The recent opening of Data.gov has led to a number of discussions on data formats, feeds, what kinds of data, which agencies are or are not participating, etc. One key aspect that gets overlooked very easily, but that is really essential, is that what is being published is actual data: original, raw, unprocessed, undigested, naked data. Everything else is secondary.
A lot of data comes from tables in reports. It has become something of a custom in recent years for government agencies to publish the tables in their reports as Excel files. I really don’t get the point of doing this, as it’s the same exact numbers that can be found in the report, anyway. And usually, it’s only a handful of numbers per table. Here is a recent example from a crime report in the UK:
This table, called Who Are The Burglars? appears with others, like What Do They Steal? and How Do They Get In? These are all relevant questions, of course, but what if I want to draw new connections? Perhaps male burglars steal different things than female ones? Do younger people steal more? Is there a difference in how they get in between the different age groups, sexes, and repeat offenders?
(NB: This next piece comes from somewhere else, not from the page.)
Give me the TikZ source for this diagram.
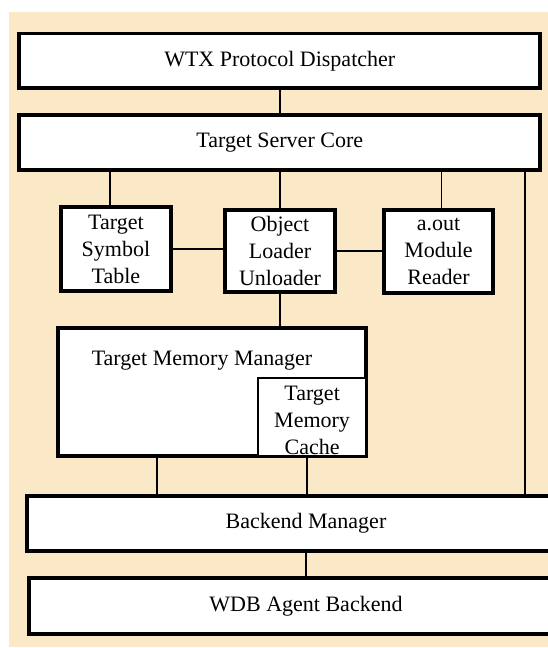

None of that is possible with this data, because it’s not raw. It has been pre-digested and what we get is a neatly arranged report. There’s nothing wrong with a well-prepared report, of course, but providing the source data would make the report a starting point for further exploration, rather than the end product of the analysis.
A good example for how things should be done are the U.S. Census Public Use Microdata Samples (PUMS). The data format is not exactly a joy to work with: it’s fixed width, with 00 meaning something different than 000 or 0, but it’s possible to parse it. The metadata is in PDF files, and not exactly directly accessible. But it’s data. Hundreds of dimensions. Millions of data points. Beautiful, delicious, raw data. Exactly the stuff we need to use our visualization tools on, to explore and find interesting new connections.
Data.gov has inspired people around the world, and particularly in the UK. The UK government is currently trying to figure out how to build a kind of data.gov.uk, and how to make that as useful as possible. This is an interesting process to watch, since there wasn’t much public participation in data.gov’s design. There are many valid questions about data formats, feeds, etc., but the key issue is really the rawness of the data. Everything else can be handled with tools and libraries.
Quite a bit of the current data on data.gov is in shape files. These are proprietary, and their geographical component isn’t always that interesting. There are a number of libraries that can open these files, though, so it is quite easy to extract the tabular data and get it into a CSV file or similar. The same is true for some of the XML files, which would make more sense as CSV (and vice versa). Even the missing RSS feed was taken care of by Sunlight Labs.
Another question that has come up is whether such a site should be an index or a repository: link to the data hosted on a variety of websites, or provide it in a central place, perhaps with a common data model, bulk downloads, and even an API. I believe that data.gov is choosing the right middle ground here. Linking to data is much easier than hosting it, and especially trying to get it all into one data collection – a project that is guaranteed to lead to endless discussions about the correct taxonomy, data model, etc.
We all have our data models and ideas about the data, so any overarching be-all-end-all data model data.gov would choose would match nobody else’s. It really makes more sense to leave that to the user. Of course, it would be great to be able to query all the data in one central place. I just don’t think it’s going to happen. And given the choice between the current data.gov and the perfect model in five years, I know what I would pick.
But despite all the flaws, the inconsistencies, and things that could be done but haven’t been, there is one key component that makes it all viable: it’s data. Real, raw, original data. Data we can use and melt and recast and analyze. That’s the kind of data that is worth going to all the trouble for. If we don’t get that kind of data, all the other issues are moot.